Below the note was a press release announcing that wheelchair ramps were being installed at a raceway in Alabama.
I initially assumed it was just another spam, but some quick research revealed that no, it wasn't. It was completely legit. I was getting mail from some bigwig the Department of Justice. More than that, he was a bigwig who was being awfully chummy. Imagine that.
Now, given that it was legitimate, that this guy was real, many things about this letter confused me. Not only had I never heard of Sven—I had no recollection of being on such friendly personal terms with anyone at DOJ, though I was admittedly relieved, in these paranoid days, that some official over there apparently thought differently.
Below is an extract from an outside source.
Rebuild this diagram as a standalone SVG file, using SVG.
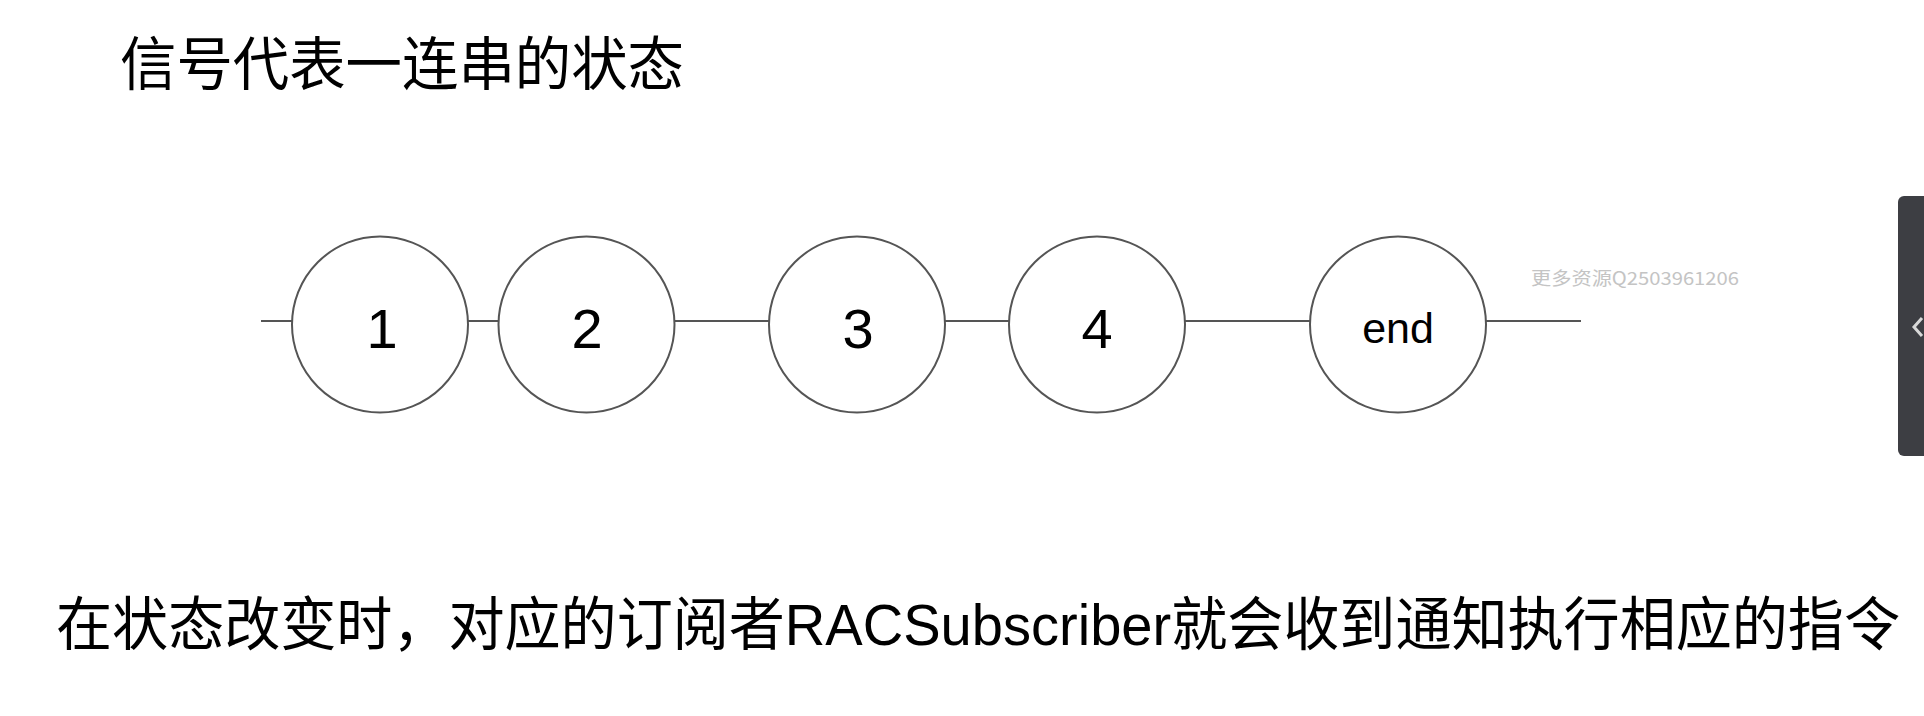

Lord knows I'd given them plenty of reasons to feel otherwise.
But that was the least of my confoundments.
I thought about it for a moment and then composed a letter back to Mr. Ludkvist. Here's what that one said:
Dear Mr. Ludkvist,
First of all, let me congratulate you on your continued and valiant efforts to make life a little easier for people across the country who, like me, have disabilities. By all accounts, you are doing one heck of a job. So huzzah to you, I say!
But I'm afraid there has been some minor confusion somewhere along the line. Your recent notes refer to me as the "President of the American Council of the Blind."
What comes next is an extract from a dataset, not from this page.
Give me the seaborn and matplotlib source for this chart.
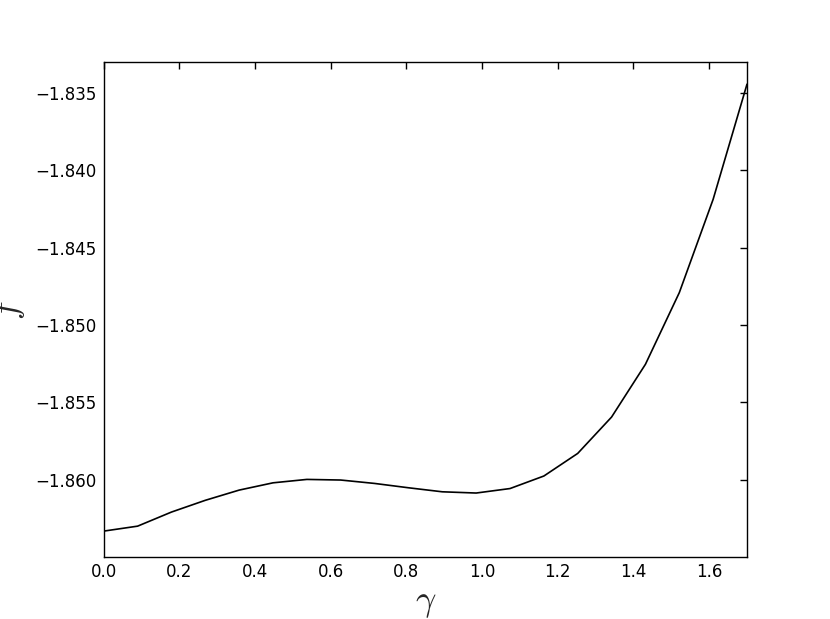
import numpy as np
import pandas as pd
import seaborn as sns
import matplotlib
matplotlib.use("Agg")
import matplotlib.pyplot as plt

gamma = [0.0, 0.0895, 0.1789, 0.2684, 0.3579, 0.4474, 0.5368, 0.6263, 0.7158,
         0.8053, 0.8947, 0.9842, 1.0737, 1.1632, 1.2526, 1.3421, 1.4316,
         1.5211, 1.6105, 1.7]
f_vals = [-1.86332, -1.86300, -1.86209, -1.86133, -1.86067, -1.86020, -1.85998,
          -1.86002, -1.86024, -1.86052, -1.86078, -1.86086, -1.86057, -1.85976,
          -1.85830, -1.85595, -1.85254, -1.84791, -1.84188, -1.83444]
yticks = [-1.860, -1.855, -1.850, -1.845, -1.840, -1.835]
xticks = [0.0, 0.2, 0.4, 0.6, 0.8, 1.0, 1.2, 1.4, 1.6]

sns.set_style("white")
plt.rcParams["font.family"] = ["DejaVu Sans"]
plt.rcParams["mathtext.fontset"] = "cm"

df = pd.DataFrame({"gamma": gamma, "f": f_vals})

fig = plt.figure(figsize=(8.3, 6.19), dpi=100)
ax = fig.add_axes([0.125, 0.1, 0.775, 0.8])
sns.lineplot(data=df, x="gamma", y="f", ax=ax, color="black", linewidth=1.2)

ax.set_xlim(0, 1.7)
ax.set_ylim(-1.865, -1.833)
ax.set_xticks(xticks)
ax.set_yticks(yticks)
ax.set_xticklabels([f"{v:.1f}" for v in xticks])
ax.set_yticklabels([f"\u2212{abs(v):.3f}" for v in yticks])
ax.tick_params(direction="in", length=5, width=1, top=True, right=True,
               labelsize=12, colors="black")
ax.tick_params(axis="x", pad=4)
ax.tick_params(axis="y", pad=5)
for s in ax.spines.values():
    s.set_color("black")
    s.set_linewidth(1)
ax.set_xlabel(r"$\gamma$", fontsize=26, labelpad=4)
ax.set_ylabel(r"$f$", fontsize=26, labelpad=6)
fig.savefig("out.png", dpi=100)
While I am in fact blind, I'm afraid I've never heard of the American Council of the Blind. I mean, I may have at one time or another, but there are so many darn soundalike blind organizations out there nowadays, I tend to lose track of them. And I can't recall there ever being any reason why I would claim to be president of such a thing either.
No, I'm afraid I just write stories for a little weekly newspaper here in Manhattan. I don't think anyone has ever mistaken me for the president of anything. In fact, I'm really kind of hoping I'm NOT the president of the ACB—can you imagine how much paperwork I'd have to catch up on at this point? A lot!
I do enjoy hearing of your successes, though. I just don't want to give anyone the wrong impression.
Thanks. Hope all's well by you, and keep up the swell work!
I sent the letter off to the Justice Department and immediately began kicking myself. First of all, the DOJ has not exactly been known in recent years for their sense of humor. Sense of the absurd, maybe, but I don't think anyone there has ever been referred to as, say, "jolly." I began to worry that something in the letter might be interpreted the wrong way. What if my lighthearted banter was taken as some kind of terrorist threat? Last thing I needed right about now was a vacation in Gitmo for a couple comedy jokes.
While that fear passed pretty quickly, I still kept kicking myself. I mean, in someone's eyes somewhere, I was the fucking President of a High Powered and Well-Respected Civil Rights Organization! I mean, there's got to be a ton of money in something like that, right? Yet I'd never received a single paycheck! Not penny one! And even if it's just one of those figurehead positions without any pay, still—there have got to be government grants and the like available to someone running such a thing, wouldn't you think? Big ones!
I'd blown another golden opportunity, like that time I turned down an offer to do voiceovers for adult diaper commercials. If I had put my mind to it for at least a couple more minutes before sending off that note, I could've come up with something, some way to reap the benefits of a good ol' fashioned, true blue American government scam. But no, I took the idiot route.
Perhaps not surprisingly, I haven't heard back from Mr. Ludkvist yet—though I did hear he has since taken a position in the White House. Maybe that's good news. He seemed like a very nice fellow.
In the meantime, I keep listening to the news. And every time I hear about the security and accuracy of the government's databases and "No Fly" lists, every time it's implied that the folks at the Justice Department are really in the know, I have to smile a little bit, remembering my brief tenure as President.